While its closest point to the Sun lies just within Mercury’s orbit—not as close as the Parker probe—the spacecraft’s complementary set of instruments will allow scientists to uniquely trace the solar wind particles to their root on the Sun’s surface.
One of the biggest fundamental mysteries both spacecraft intend to solve is why the Sun’s corona is much hotter than its surface. Scientists have been debating since the 1940s how the Sun’s atmosphere is heated to 1 million degrees Celsius (almost 2 million degrees Fahrenheit) while the surface remains a comparatively scant 6,000 degrees Celsius (nearly 11,000 degrees Fahrenheit). This is why the Parker probe is studying the corona from within.
Scientists suspect the heating of the corona and the solar wind’s mysterious behavior are both rooted in the Sun’s complex, intertwined magnetic field. To investigate this, the Solar Orbiter will make detailed maps of the Sun’s magnetic field on and below its surface.
The Solar Orbiter’s initial close-up images of the Sun have already turned up a promising clue. It has seen numerous tiny solar eruptions across the Sun’s surface for the first time, each with temperatures around a million degrees Celsius (nearly 2 million degrees Fahrenheit), something which had only been predicted until now. Several scientists think these "nanoflares" play a major role in heating the corona. More images over the next few years should hopefully reveal more clues.

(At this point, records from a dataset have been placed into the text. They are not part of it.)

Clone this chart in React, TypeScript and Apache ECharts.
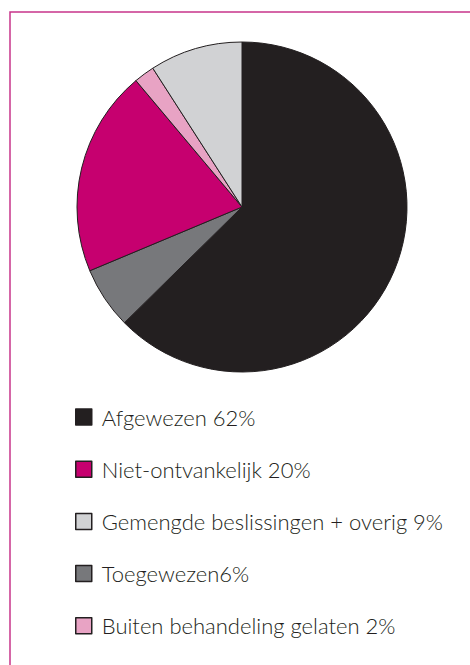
import React, { useEffect, useRef } from "react";
import * as echarts from "echarts";

const sliceNames = ["Afgewezen", "Toegewezen", "Niet-ontvankelijk", "Buiten behandeling gelaten", "Gemengde beslissingen + overig"];
const sliceValues = [62, 6, 20, 2, 9];
const sliceColors = ["#231f20", "#77787b", "#c6006f", "#e8a3c4", "#d1d2d4"];
const legendOrder = ["Afgewezen", "Niet-ontvankelijk", "Gemengde beslissingen + overig", "Toegewezen", "Buiten behandeling gelaten"];
const legendSeparator: Record<string, string> = {
  "Afgewezen": " ",
  "Niet-ontvankelijk": " ",
  "Gemengde beslissingen + overig": " ",
  "Toegewezen": "",
  "Buiten behandeling gelaten": " ",
};

export default function App() {
  const ref = useRef<HTMLDivElement>(null);
  useEffect(() => {
    if (!ref.current) return;
    const chart = echarts.init(ref.current, null, { renderer: "svg" });
    const data = sliceNames.map((n, i) => ({
      name: n,
      value: sliceValues[i],
      itemStyle: { color: sliceColors[i] },
    }));
    chart.setOption({
      animation: false,
      backgroundColor: "#ffffff",
      legend: {
        orient: "vertical",
        left: 75,
        top: 406,
        padding: 0,
        data: legendOrder,
        icon: "rect",
        itemWidth: 16,
        itemHeight: 16,
        itemGap: 30.2,
        selectedMode: false,
        itemStyle: { borderColor: "#231f20", borderWidth: 1.5 },
        formatter: (name: string) => {
          const i = sliceNames.indexOf(name);
          return name + legendSeparator[name] + sliceValues[i] + "%";
        },
        textStyle: {
          fontFamily: "Lato",
          fontSize: 22,
          fontWeight: 300,
          color: "#231f20",
          lineHeight: 16,
          padding: [2, 0, 0, 5],
        },
      },
      graphic: [
        {
          type: "polyline",
          shape: { points: [[10, 680], [10, 12], [480, 12]] },
          style: { stroke: "#c8348a", lineWidth: 1.5, fill: "none" },
          silent: true,
        },
      ],
      series: [
        {
          type: "pie",
          center: [242, 207],
          radius: 165,
          startAngle: 90,
          clockwise: true,
          label: { show: false },
          labelLine: { show: false },
          emphasis: { disabled: true },
          itemStyle: { borderColor: "#231f20", borderWidth: 1 },
          data,
        },
      ],
    });
    return () => chart.dispose();
  }, []);
  return (
    <div
      ref={ref}
      style={{ position: "fixed", left: 0, top: 0, width: 470, height: 665 }}
    />
  );
}
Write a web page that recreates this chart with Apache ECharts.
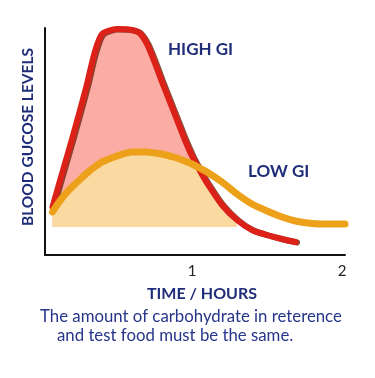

The Solar Orbiter will later incline its orbit by 2025 to image the Sun’s poles up-close and measure the drastically different magnetic field and solar wind there.
For the first time, we have a comprehensive view of the Sun’s activity and space weather, from observing the Sun’s full disk to measuring its corona to probing the solar wind near Earth and beyond. By the end of the decade, we hope to unravel quite a few fundamental mysteries about the Sun and get better at dealing with damaging solar storms. In doing so, we’ll be able to better protect our civilization and safely explore the Solar System.